## Supplied information
----------

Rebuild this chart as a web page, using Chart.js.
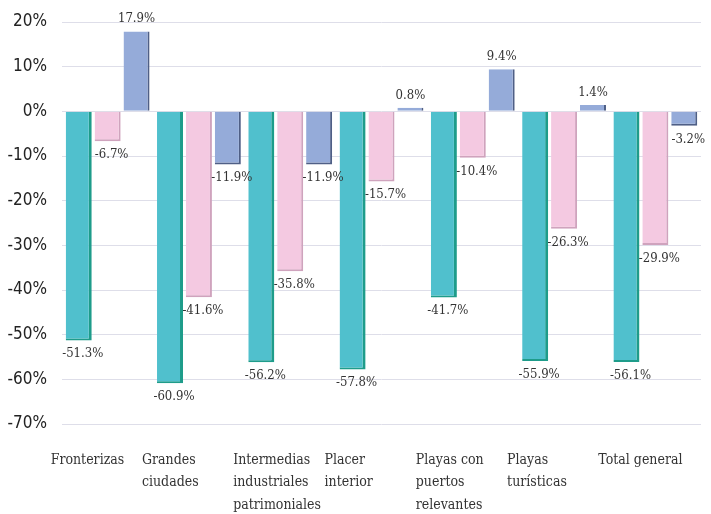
<!DOCTYPE html>
<html>
<head>
<meta charset="utf-8">
<script src="https://cdn.jsdelivr.net/npm/chart.js@4/dist/chart.umd.min.js"></script>
<style>
  html, body { margin: 0; padding: 0; background: #fff; }
  #wrap { width: 711px; height: 514px; }
</style>
</head>
<body>
<div id="wrap"><canvas id="chart"></canvas></div>
<script>
// categories and series values (percent change)
const categories = [
    'Fronterizas',
    ['Grandes', 'ciudades'],
    ['Intermedias', 'industriales', 'patrimoniales'],
    ['Placer', 'interior'],
    ['Playas con', 'puertos', 'relevantes'],
    ['Playas', 'turísticas'],
    'Total general'
];
const serieTeal = [-51.3, -60.9, -56.2, -57.8, -41.7, -55.9, -56.1];
const seriePink = [-6.7, -41.6, -35.8, -15.7, -10.4, -26.3, -29.9];
const serieBlue = [17.9, -11.9, -11.9, 0.8, 9.4, 1.4, -3.2];
const yTicks = [20, 10, 0, -10, -20, -30, -40, -50, -60, -70];

// draws the value above / below each bar
const valueLabels = {
    id: 'valueLabels',
    afterDatasetsDraw(chart) {
        const ctx = chart.ctx;
        ctx.save();
        ctx.font = '13px "DejaVu Serif Condensed", "DejaVu Serif", serif';
        ctx.fillStyle = '#333';
        ctx.textAlign = 'center';
        chart.data.datasets.forEach((ds, i) => {
            chart.getDatasetMeta(i).data.forEach((bar, j) => {
                const v = ds.data[j];
                const txt = v.toFixed(1) + '%';
                if (v >= 0) {
                    ctx.textBaseline = 'bottom';
                    ctx.fillText(txt, bar.x, bar.y - 6);
                } else {
                    ctx.textBaseline = 'top';
                    ctx.fillText(txt, bar.x + 4, bar.y + 7);
                }
            });
        });
        ctx.restore();
    }
};

const ctx = document.getElementById('chart').getContext('2d');
new Chart(ctx, {
    type: 'bar',
    data: {
        labels: categories,
        datasets: [{
            data: serieTeal,
            backgroundColor: '#50c0cd',
            borderColor: '#1e9c8a',
            borderWidth: { right: 3, bottom: 2 }
        }, {
            data: seriePink,
            backgroundColor: '#f4c9e1',
            borderColor: '#cfa3bd',
            borderWidth: { right: 2, bottom: 2 }
        }, {
            data: serieBlue,
            backgroundColor: '#95abd9',
            borderColor: '#4f5f86',
            borderWidth: { right: 2, bottom: 2 }
        }]
    },
    options: {
        responsive: true,
        maintainAspectRatio: false,
        animation: false,
        datasets: {
            bar: { categoryPercentage: 0.95, barPercentage: 0.9, borderSkipped: 'start' }
        },
        layout: { padding: { top: 22, right: 10, left: 0, bottom: 0 } },
        plugins: {
            legend: { display: false },
            tooltip: { enabled: false }
        },
        scales: {
            x: {
                grid: { display: false, drawTicks: false },
                border: { display: false },
                afterFit(scale) {
                    scale.paddingLeft = 0;
                    scale.paddingRight = 0;
                    scale.height = 90;
                },
                ticks: {
                    color: '#333',
                    align: 'start',
                    labelOffset: -57,
                    padding: 25,
                    maxRotation: 0,
                    autoSkip: false,
                    font: { family: '"DejaVu Serif Condensed", "DejaVu Serif", serif', size: 14, lineHeight: 1.6 }
                }
            },
            y: {
                min: -70,
                max: 20,
                afterBuildTicks(axis) {
                    axis.ticks = yTicks.map(v => ({ value: v }));
                },
                afterFit(scale) {
                    scale.width = 62;
                    scale.paddingTop = 0;
                    scale.paddingBottom = 0;
                },
                grid: { color: '#dedee9', drawTicks: false },
                border: { display: false },
                ticks: {
                    color: '#222',
                    padding: 15,
                    font: { family: '"DejaVu Sans Condensed", "DejaVu Sans", sans-serif', size: 17 },
                    callback: v => v + '%'
                }
            }
        }
    },
    plugins: [valueLabels]
});
</script>
</body>
</html>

----------

## Problem details
Restate, line by line and word for word, everything from the top of the material through the line that contains "-50, -60, -70];". Leave pictures out.

## Answer below
Rebuild this chart as a web page, using Chart.js.
<!DOCTYPE html>
<html>
<head>
<meta charset="utf-8">
<script src="https://cdn.jsdelivr.net/npm/chart.js@4/dist/chart.umd.min.js"></script>
<style>
  html, body { margin: 0; padding: 0; background: #fff; }
  #wrap { width: 711px; height: 514px; }
</style>
</head>
<body>
<div id="wrap"><canvas id="chart"></canvas></div>
<script>
// categories and series values (percent change)
const categories = [
    'Fronterizas',
    ['Grandes', 'ciudades'],
    ['Intermedias', 'industriales', 'patrimoniales'],
    ['Placer', 'interior'],
    ['Playas con', 'puertos', 'relevantes'],
    ['Playas', 'turísticas'],
    'Total general'
];
const serieTeal = [-51.3, -60.9, -56.2, -57.8, -41.7, -55.9, -56.1];
const seriePink = [-6.7, -41.6, -35.8, -15.7, -10.4, -26.3, -29.9];
const serieBlue = [17.9, -11.9, -11.9, 0.8, 9.4, 1.4, -3.2];
const yTicks = [20, 10, 0, -10, -20, -30, -40, -50, -60, -70];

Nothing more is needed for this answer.